Little is known about veterans service organizations (VSOs) and their perspectives on veterans smoking or military tobacco control. Veterans have high smoking rates and many started smoking in the military, where a culture promoting use exists.
Design.
A qualitative content analysis of VSO Web sites was conducted to classify health topics and identify tobacco-related information.
Setting.
Web sites were coded by trained raters from January to June of 2011. Data were entered, cleaned, and analyzed from July 2011 to January 2012.
Subjects.
Twenty-four active VSO Web sites meeting inclusion criteria were rated independently.
Measures.
A comprehensive form was used to code 15 veteran-relevant health topics across multiple content areas/domains within the Web sites. Raters achieved 94.5% interrater agreement over nearly 5000 data points.
Analysis.
Health content was coded as present or not within multiple VSO Web site areas/domains.
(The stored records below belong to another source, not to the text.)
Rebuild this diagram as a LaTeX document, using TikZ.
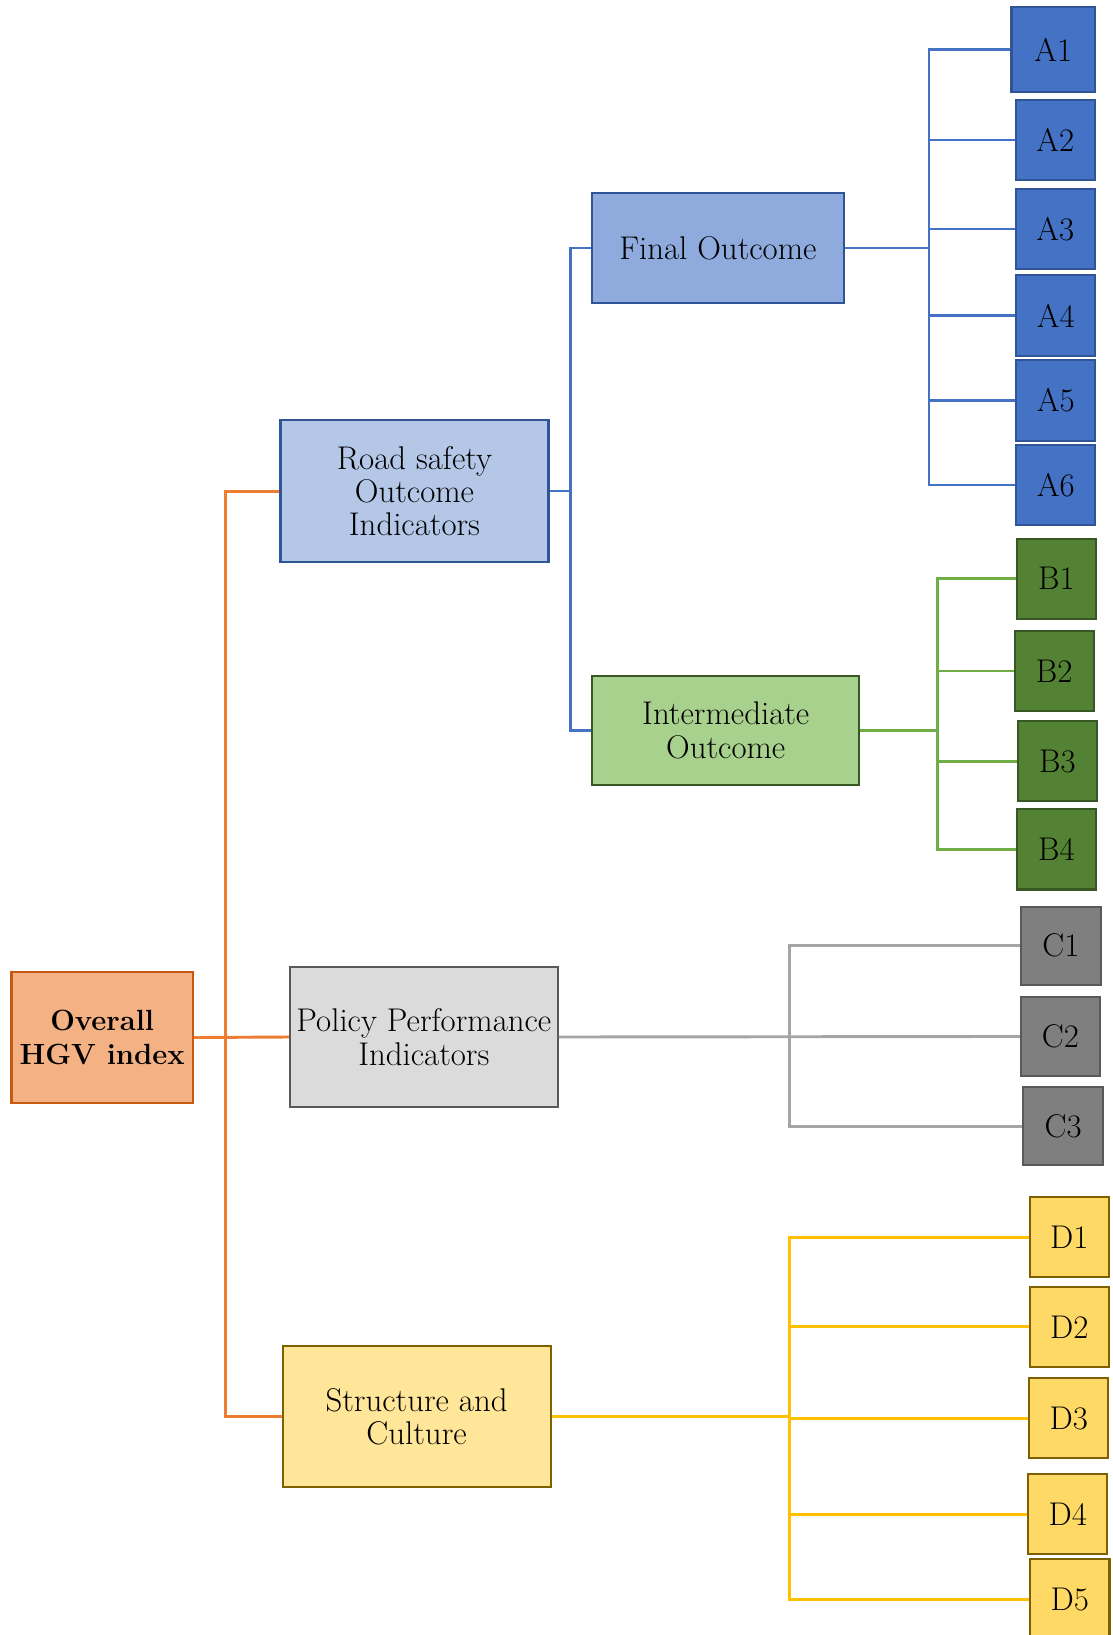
\documentclass[tikz,border=0pt]{standalone}
\usepackage{fontspec}
\definecolor{orangeL}{HTML}{ED7D31}
\definecolor{blueL}{HTML}{4472C4}
\definecolor{greenL}{HTML}{70AD47}
\definecolor{grayL}{HTML}{A5A5A5}
\definecolor{yellowL}{HTML}{FFC000}
\definecolor{ovF}{HTML}{F4B183}
\definecolor{ovD}{HTML}{C55A11}
\definecolor{rsF}{HTML}{B4C7E7}
\definecolor{blD}{HTML}{2F5597}
\definecolor{psF}{HTML}{DBDBDB}
\definecolor{gyD}{HTML}{595959}
\definecolor{scF}{HTML}{FFE699}
\definecolor{ylD}{HTML}{7F6000}
\definecolor{foF}{HTML}{8FAADC}
\definecolor{ioF}{HTML}{A9D18E}
\definecolor{grD}{HTML}{385723}
\definecolor{aF}{HTML}{4472C4}
\definecolor{bF}{HTML}{548235}
\definecolor{cF}{HTML}{7F7F7F}
\definecolor{dF}{HTML}{FFD966}
\begin{document}
\begin{tikzpicture}[x=1pt,y=-1pt,
  box/.style={draw,line width=2pt,inner sep=0pt,align=center,font=\fontsize{31.5}{32}\selectfont},
  leaf/.style={box,minimum width=76pt,minimum height=77pt},
  oline/.style={draw=orangeL,line width=2.8pt},
  bline/.style={draw=blueL,line width=2.4pt},
  gline/.style={draw=greenL,line width=2.8pt},
  kline/.style={draw=grayL,line width=2.8pt},
  yline/.style={draw=yellowL,line width=2.8pt},
  aleaf/.style={leaf,fill=aF,draw=blD},
  bleaf/.style={leaf,fill=bF,draw=grD},
  cleaf/.style={leaf,fill=cF,draw=gyD},
  dleaf/.style={leaf,fill=dF,draw=ylD}]
\useasboundingbox (0,0) rectangle (1067,1568);
% main boxes
\node[box,fill=ovF,draw=ovD,minimum width=174pt,minimum height=126pt,font=\fontsize{28}{32}\selectfont\bfseries] (ov) at (98,995) {Overall\\HGV index};
\node[box,fill=rsF,draw=blD,minimum width=257pt,minimum height=136pt] (rs) at (397.5,471) {Road safety\\Outcome\\Indicators};
\node[box,fill=psF,draw=gyD,minimum width=257pt,minimum height=135pt] (ps) at (406.5,994.5) {Policy Performance\\Indicators};
\node[box,fill=scF,draw=ylD,minimum width=257pt,minimum height=135pt] (sc) at (399.5,1358.5) {Structure and\\Culture};
\node[box,fill=foF,draw=blD,minimum width=241pt,minimum height=106pt] (fo) at (688.5,238) {Final Outcome};
\node[box,fill=ioF,draw=grD,minimum width=256pt,minimum height=105pt] (io) at (696,700.5) {Intermediate\\Outcome};
% leaves
\node[aleaf,minimum width=80pt,minimum height=81pt] (A1) at (1010,47.5) {A1};
\node[aleaf] (A2) at (1012,134.5) {A2};
\node[aleaf] (A3) at (1012,219.5) {A3};
\node[aleaf] (A4) at (1012.5,302.5) {A4};
\node[aleaf] (A5) at (1012.5,384) {A5};
\node[aleaf] (A6) at (1012.5,465) {A6};
\node[bleaf] (B1) at (1013,555) {B1};
\node[bleaf] (B2) at (1011,643.5) {B2};
\node[bleaf] (B3) at (1014,730) {B3};
\node[bleaf] (B4) at (1013,814.5) {B4};
\node[cleaf,minimum height=75pt] (C1) at (1017.5,907) {C1};
\node[cleaf,minimum height=75pt] (C2) at (1017,994) {C2};
\node[cleaf,minimum height=75pt] (C3) at (1019.5,1080) {C3};
\node[dleaf] (D1) at (1025.5,1186.5) {D1};
\node[dleaf] (D2) at (1025.5,1272.5) {D2};
\node[dleaf] (D3) at (1025,1360) {D3};
\node[dleaf] (D4) at (1024,1452) {D4};
\node[dleaf] (D5) at (1026,1534) {D5};
% trunk coordinates
\coordinate (ot) at (216,0);
\coordinate (bt) at (547,0);
\coordinate (at) at (891,0);
\coordinate (gt) at (899,0);
\coordinate (kt) at (757,0);
\coordinate (yt) at (757,0);
% orange
\draw[oline] (rs.west) -| (sc.west -| ot) -- (sc.west);
\draw[oline] (ov.east) -- (ps.west);
% blue level 2
\draw[bline] (fo.west) -| (io.west -| bt) -- (io.west);
\draw[bline] (rs.east) -- (rs.east -| bt);
% A
\draw[bline] (A1.west) -| (A6.west -| at) -- (A6.west);
\foreach \n in {A2,A3,A4,A5} \draw[bline] (\n.west) -- (\n.west -| at);
\draw[bline] (fo.east) -- (fo.east -| at);
% B
\draw[gline] (B1.west) -| (B4.west -| gt) -- (B4.west);
\foreach \n in {B2,B3} \draw[gline] (\n.west) -- (\n.west -| gt);
\draw[gline] (io.east) -- (io.east -| gt);
% C
\draw[kline] (C1.west) -| (C3.west -| kt) -- (C3.west);
\draw[kline] (ps.east) -- (C2.west);
% D
\draw[yline] (D1.west) -| (D5.west -| yt) -- (D5.west);
\foreach \n in {D2,D3,D4} \draw[yline] (\n.west) -- (\n.west -| yt);
\draw[yline] (sc.east) -- (sc.east -| yt);
\end{tikzpicture}
\end{document}
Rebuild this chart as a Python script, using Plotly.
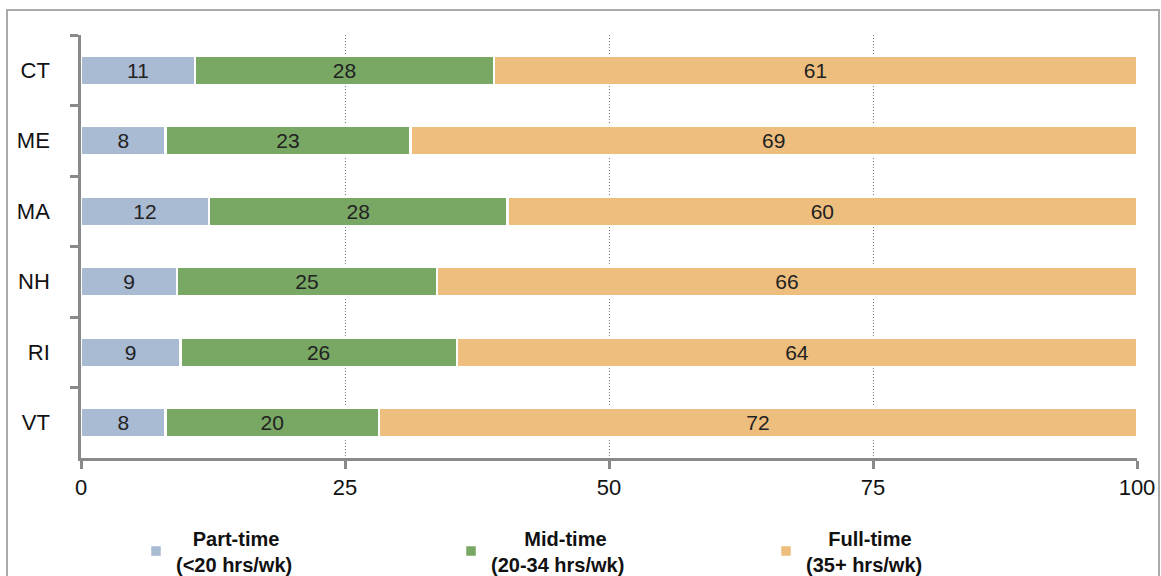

The frequency of coverage by each VSO Web site and the number of VSO Web sites that mentioned a health topic in different Web site areas/domains were tabulated.
Results.
A total of 277 health topics were addressed, with the top five being insurance/Tricare/Veterans Administration issues (28.2%), posttraumatic stress disorder (PTSD; 15.5%), disability/amputation/wounds (13.4%), Agent Orange (10.5%), and traumatic brain injury (9.0%). Tobacco was mentioned four times (1.4%) across all 24 VSO Web sites, and smoking cessation was never addressed.
Conclusion.
VSO Web sites provide little information on tobacco-related topics and none offered information about smoking cessation. Given the high rates of tobacco use among veterans and active-duty service members, and the interaction between smoking and PTSD symptoms and treatment outcomes, VSOs should consider making tobacco control and smoking cessation higher-priority health issues on their Web sites.